### Available data
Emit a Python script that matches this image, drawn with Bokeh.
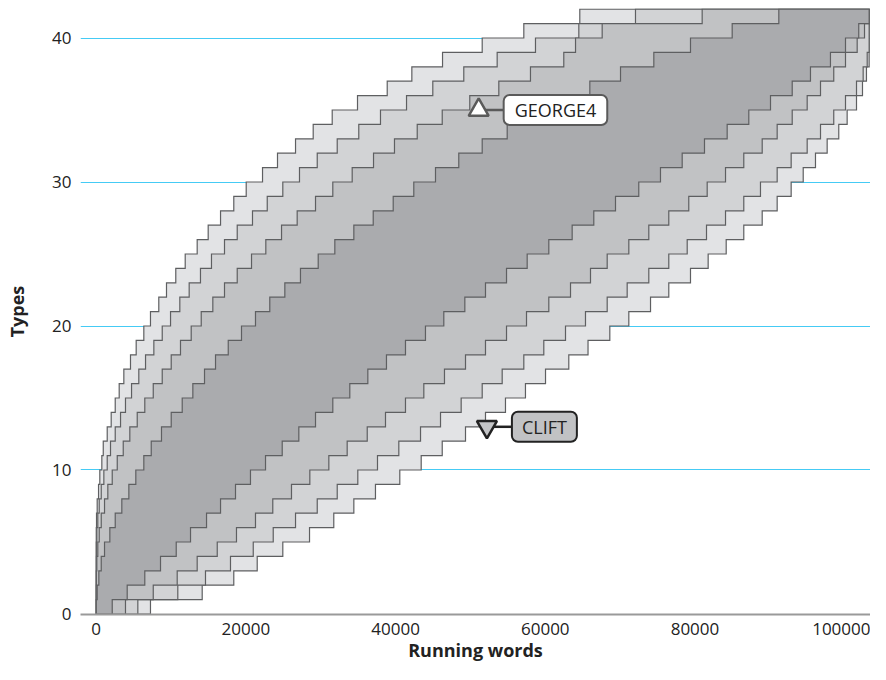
from bokeh.plotting import figure
from bokeh.models import Label, BasicTickFormatter, FixedTicker
from bokeh.embed import file_html
from bokeh.resources import INLINE

# ---------------- data ----------------
TOTAL_WORDS = 103270
MAX_TYPES = 42
X_TICKS = [0, 20000, 40000, 60000, 80000, 100000]
Y_TICKS = [0, 10, 20, 30, 40]
Y_GRID = [10, 20, 30, 40]

# running-word position at which each envelope boundary first reaches 1, 2, ..., 42 types
upper_1 = [1, 2, 3, 4, 5, 6, 40, 130, 310, 480,
           750, 940, 1470, 2000, 2540, 3070, 3690, 4580, 5340, 6360,
           7250, 8360, 9390, 10630, 11890, 13490, 14960, 16610, 18380, 20040,
           22220, 24220, 26630, 28990, 31530, 34910, 38880, 42170, 46270, 51570,
           57130, 64610]
upper_2 = [1, 2, 4, 6, 20, 80, 210, 400, 670, 1020,
           1470, 1910, 2540, 3250, 3910, 4720, 5690, 6590, 7700, 8820,
           9930, 11170, 12420, 13930, 15400, 17140, 18840, 20880, 22850, 24930,
           27160, 29530, 32200, 35080, 37980, 41460, 44970, 49110, 53570, 58690,
           64480, 72050]
upper_3 = [2, 5, 20, 80, 210, 400, 670, 1110, 1550, 2140,
           2810, 3610, 4490, 5480, 6490, 7620, 8820, 10020, 11260, 12690,
           14030, 15580, 17140, 18840, 20750, 22660, 24760, 26850, 29300, 31610,
           34200, 37050, 39850, 42890, 46230, 49910, 53790, 58020, 62470, 64040,
           67600, 80960]
upper_4 = [10, 130, 350, 670, 1110, 1820, 2540, 3420, 4360, 5290,
           6360, 7350, 8720, 10020, 11490, 12910, 14470, 15940, 17640, 19410,
           21280, 23190, 25200, 27290, 29660, 31880, 34420, 37010, 39680, 42430,
           45330, 48440, 51570, 54910, 58420, 62160, 65950, 70050, 74500, 79400,
           84970, 91200]
lower_4 = [2140, 4140, 6490, 8590, 10690, 12600, 14740, 16610, 18610, 20610,
           22620, 24850, 27070, 29300, 31610, 33880, 36290, 38780, 41320, 43990,
           46440, 49250, 52010, 54820, 57580, 60470, 63590, 66480, 69380, 72490,
           75390, 78290, 81270, 84300, 87190, 90090, 92990, 95430, 98100, 100110,
           101880, 103270]
lower_3 = [3910, 7620, 10820, 13490, 16170, 18740, 21280, 23590, 26090, 28540,
           31080, 33530, 36210, 38650, 41320, 43770, 46530, 49340, 52010, 54820,
           57490, 60470, 63370, 66040, 68270, 71160, 73830, 76500, 79170, 81630,
           84080, 86520, 88980, 90980, 92990, 94990, 96770, 98540, 100110, 101670,
           102650, 103270]
lower_2 = [5560, 10900, 14600, 17940, 20980, 23650, 26630, 29530, 32200, 34950,
           37580, 40430, 43330, 46000, 48760, 51570, 54240, 57130, 59800, 62700,
           65370, 68270, 70940, 73830, 76500, 78960, 81540, 84080, 86520, 88750,
           90980, 92850, 94990, 96770, 98540, 100110, 101580, 102470, 103010, 103270,
           103270, 103270]
lower_1 = [7250, 14160, 18380, 21510, 24930, 28500, 31740, 34420, 37310, 40560,
           43420, 46230, 49340, 52010, 54680, 57350, 60030, 63140, 65710, 68620,
           71160, 74060, 76500, 79400, 81760, 84170, 86520, 88980, 90980, 92850,
           94460, 96100, 97660, 99210, 100330, 101580, 102380, 102910, 103270, 103270,
           103270, 103270]

band_colors = ["#e2e3e5", "#d2d3d5", "#c1c2c4", "#aaabae"]

texts = ["GEORGE4", "CLIFT"]
text_words = [51100, 52200]
text_types = [35, 13]

# ---------------- helpers ----------------
def step_path(reach):
    xs, ys = [0], [0]
    for k, x in enumerate(reach, start=1):
        xs += [x, x]
        ys += [k - 1, k]
    xs.append(TOTAL_WORDS)
    ys.append(MAX_TYPES)
    return xs, ys

X_START, X_END = -2100, 103450
Y_START, Y_END = -0.035, 42.049
FIG_W, FIG_H = 870, 664
B_LEFT, B_RIGHT, B_TOP, B_BOTTOM = 80, 0, 8, 50
FRAME_W = FIG_W - B_LEFT - B_RIGHT
WORDS_PER_PX = (X_END - X_START) / FRAME_W

FONT = "Open Sans"

p = figure(width=FIG_W, height=FIG_H, x_range=(X_START, X_END), y_range=(Y_START, Y_END),
           output_backend="svg", toolbar_location=None,
           min_border_left=B_LEFT, min_border_right=B_RIGHT,
           min_border_top=B_TOP, min_border_bottom=B_BOTTOM)
p.outline_line_color = None
p.background_fill_color = "white"
p.border_fill_color = "white"

p.xgrid.grid_line_color = None
grid = p.ygrid[0]
grid.ticker = FixedTicker(ticks=Y_GRID)
grid.grid_line_color = "#45cbf5"
grid.grid_line_alpha = 1.0
grid.grid_line_width = 1.2

bands = [(upper_1, lower_1), (upper_2, lower_2), (upper_3, lower_3), (upper_4, lower_4)]
for (up, lo), color in zip(bands, band_colors):
    ux, uy = step_path(up)
    lx, ly = step_path(lo)
    p.patch(ux + lx[::-1], uy + ly[::-1], fill_color=color, line_color="#5e5f61",
            line_width=1.2, line_join="miter")

# annotation markers + connectors + boxed labels
gap_px = 25
styles = [
    dict(marker="triangle", fill="white", line="#5a5a5a", box_fill="white", pad=11),
    dict(marker="inverted_triangle", fill="#c4c5c7", line="#222222", box_fill="#c1c2c4", pad=10),
]
for t, wx, ty, st in zip(texts, text_words, text_types, styles):
    p.segment(x0=[wx], y0=[ty], x1=[wx + gap_px * WORDS_PER_PX], y1=[ty],
              line_color=st["line"], line_width=2.5)
    p.scatter(x=[wx], y=[ty], marker=st["marker"], size=20, fill_color=st["fill"],
              line_color=st["line"], line_width=2.5)
    p.add_layout(Label(x=wx, y=ty, x_offset=gap_px, text=t,
                       text_align="left", text_baseline="middle",
                       text_font=FONT, text_font_size="18px", text_color="#222222",
                       background_fill_color=st["box_fill"],
                       border_line_color=st["line"], border_line_width=2,
                       padding=dict(x=st["pad"], y=3), border_radius=6))

# axes
p.xaxis.ticker = FixedTicker(ticks=X_TICKS)
p.xaxis.formatter = BasicTickFormatter(use_scientific=False)
p.yaxis.ticker = FixedTicker(ticks=Y_TICKS)
for ax in (p.xaxis[0], p.yaxis[0]):
    ax.major_tick_line_color = None
    ax.minor_tick_line_color = None
    ax.major_tick_out = 0
    ax.minor_tick_out = 0
    ax.major_label_text_font = FONT
    ax.major_label_text_font_size = "17px"
    ax.major_label_text_color = "#222222"
    ax.axis_label_text_font = FONT
    ax.axis_label_text_font_size = "18px"
    ax.axis_label_text_font_style = "bold"
    ax.axis_label_text_color = "#222222"
p.xaxis.axis_label = "Running words"
p.yaxis.axis_label = "Types"
p.xaxis.axis_line_color = "#9a9a9a"
p.xaxis.axis_line_width = 2
p.xaxis.major_label_standoff = 8
p.xaxis.axis_label_standoff = 0
p.yaxis.axis_line_color = None
p.yaxis.major_label_text_align = "center"
p.yaxis.major_label_standoff = 9
p.yaxis.axis_label_standoff = 20

open("out.html", "w").write(file_html(p, INLINE))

### What you are asked to do
From the first line above to the line containing "from bokeh.resources import INLINE", repeat each line exactly. Pictures stay out.

### Expected answer
Emit a Python script that matches this image, drawn with Bokeh.
from bokeh.plotting import figure
from bokeh.models import Label, BasicTickFormatter, FixedTicker
from bokeh.embed import file_html
from bokeh.resources import INLINE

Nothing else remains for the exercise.